Oltre alla visita prevista dal programma all’incantevole antica capitale, Kyōto, negli ultimi giorni di permanenza fr. Matteo ha potuto anche visitare il centro di spiritualità e di dialogo interreligioso di Shinmeizan, nel Kyūshū, che cerca di incarnare la tradizione spirituale cristiana nella cultura tradizionale del Giappone. Fondato da padre Franco Sottocornola, missionario saveriano, il centro è oggi da lui gestito insieme a suor Maria De Giorgi, missionaria saveriana, e padre Pietro Sonoda, francescano conventuale giapponese. Insieme tentano di costruire rapporti di conoscenza, di fiducia e di amicizia con esponenti delle varie religioni in Giappone, convinti che questo è il primo ed essenziale stadio su cui costruire – forse tra qualche decina o centinaia d’anni – un vero dialogo…
Questo soggiorno di tre giorni è stato davvero un buon tempo intermedio di lento e progressivo ritorno al mondo spirituale cristiano, dopo alcuni giorni di ospitalità in casa altrui. Gli spazi, la preghiera, l’atmosfera: tutto a Shinmeizan parla di un luogo di frontiera tra mondi spirituali – quello cristiano, quello shintoista e quello buddhista – che cercano di parlarsi e di fecondarsi a vicenda.

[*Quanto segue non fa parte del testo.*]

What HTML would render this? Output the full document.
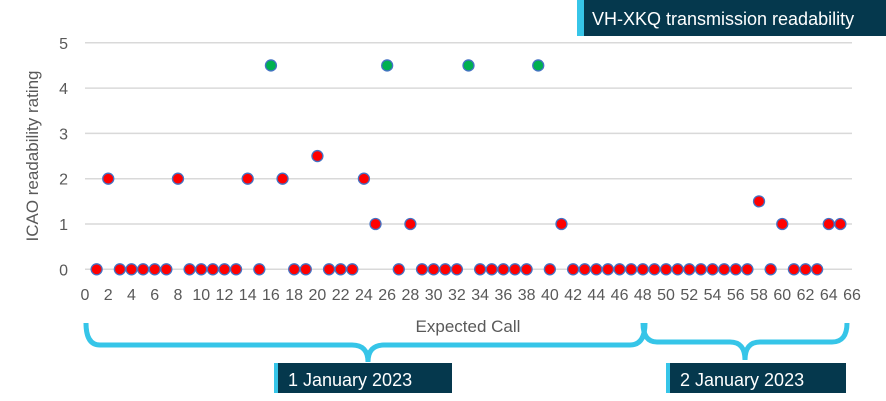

Dopo una breve visita alla città di Nagasaki, tragico teatro della distruzione dell’atomica e inizio della storia cristiana in Giappone nonché centro significativo per il cattolicesimo giapponese ancor oggi, il viaggio è proseguito verso la sua ultima tappa, Tōkyō, dove fr. Matteo è stato ospite per le restanti ore giapponesi della comunità dei missionari del PIME nella loro accogliente casa regionale.